I'd like to clear up a question I've been having for some time, with regard to cutechess-cli's SPRT parameter. When searching for an answer, I find old posts, back to 2015, across the internet which ask this same question, but which never get a definitive answer. When you search google for "CuteChess SPRT Testing", my very own site (!) comes up as the first hit, so now I'm determined to get this information correct once and for all.
I hope to be able to clear this up with your help.
This is the SPRT-parameter I mentioned on the site:
Code: Select all
-sprt elo0=1 elo1=5 alpha=0.05 beta=0.05
This is how I understand the parameters:
alpha : cutechess will accept "fail" in 5% of tests, while the test actually wasn't fail.
beta : cutechess will accept "success" in 5% of tests, while the test actually wasn't a success.
Because both percentages are the same, we can say: "cutechess-cli accepts the wrong hypothesis in 5% of tests."
Now for elo0 and elo1, where the confusion lies. Some time ago I got a message telling me that there is a misconception on my site about elo0 and elo1, with an explanation why my version was wrong. I tried to wrap my head around this, but I can't; the explanation on my site comes directly from the cutechess-cli help. So the help is faulty, or I explained it incorrectly. The help says:
Code: Select all
-sprt elo0=ELO0 elo1=ELO1 alpha=ALPHA beta=BETA
Use a Sequential Probability Ratio Test as a termination
criterion for the match. This option should only be used
in matches between two players to test if engine A is
stronger than engine B. Hypothesis H1 is that A is
stronger than B by at least ELO0 ELO points, and H0
(the null hypothesis) is that A is not stronger than B
by at least ELO1 ELO points. The maximum probabilities
for type I and type II errors outside the interval
[ELO0, ELO1] are ALPHA and BETA. The match is stopped if
either H0 or H1 is accepted or if the maximum number of
games set by '-rounds' and/or '-games' is reached.
[ocde]
H1: Engine NEW is at lesat 1 Elo stronger than engine OLD.

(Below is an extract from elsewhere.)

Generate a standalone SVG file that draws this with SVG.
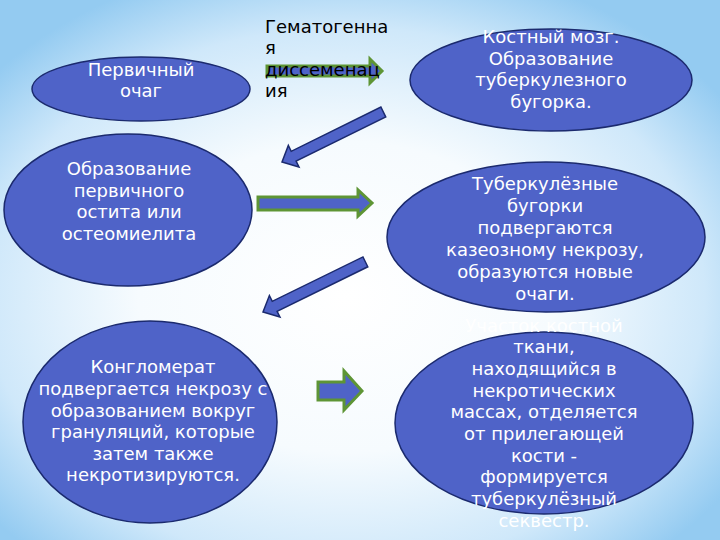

H0: Engine NEW is NOT more than 5 Elo stronger than Engine OLD.
Error margin: 5%.
[/code]
According to the help, elo0 belongs to h1, and elo1 belongs to h0.
So, this eems to be correct:
- If an new engine is 20 elo stronger than the old one, then: "is at least 1 elo stronger" (h1) is true, and "is NOT more than 5 elo stronger (h0) is false.
- If an engine is 10 elo weaker (so -10), then "is at least 1 elo stronger" (h1) is false, and "is not 5 elo stronger" (h0) is true.
The message I received said that this interpretation is incorrect, and elo0 belongs to h0, and elo1 belongs to h1. It also states that elo (1, 5) is very precise, making the test too long, and I should consider (0, 20).
I have looked around and found one interpretation where elo0 belongs to h0 and elo1 belongs to h1 that seemed logical:
- elo0 / h0: accepted if the new engine is not at least elo0 stronger than the old one.
- elo1 / h1: accepted if the new engine is at least elo1 stronger than the old one.
- In between those values, the test keeps running.
Seems logical...
If you put in elo0 = 0, and elo1 = 20, it would mean:
- The test fails (h0 accepted) if the new engine is less than 0 elo stronger than the new one. (i.e.: it is weaker)
- The test succeeds as soon as it's determined that the new engine is at least 20 elo stronger.
- In between 0 and 20, we keep running the test.
However, I have determined that, if you make the gap bigger, such as (0, 500), the test ends extremely quickly. That doesn't jive with the new interpretation I just gave:
- The test fails if the new engine is less than 0 Elo stronger than the old engine.
- The test succeeds if the new engine is at least 500 elo stronger than the old one.
- In between, we keep the test running.
Well, the chance that a new version of the engine is stronger than the old one, by say 30 Elo, is big... but the chance that it is 500 points or more stronger is almost non-existent. So, the test would sit somewhere in-between 0 and 500, and so it would need to take a VERY long time to finish. (It would probably be never able to decide, and terminate at the set maximum number of games.) However, empirical testing has shown that making the gap between elo0 and elo1 bigger, makes the test finish faster, with bigger error margins.
Both of the interpretations that makes sense to me could be incorrect. If my first one is incorrect, then either the CuteChess help is incorrect (and has been since at least 2015), or I'm interpreting it in the wrong way. The second interpretation has been found incorrect by empirical testing: elo (0,500) makes the test finish faster, not slower as one would expect if you have a bigger margin to sit in.
Can someone definitively clear this up, so I can update the information on my SPRT page?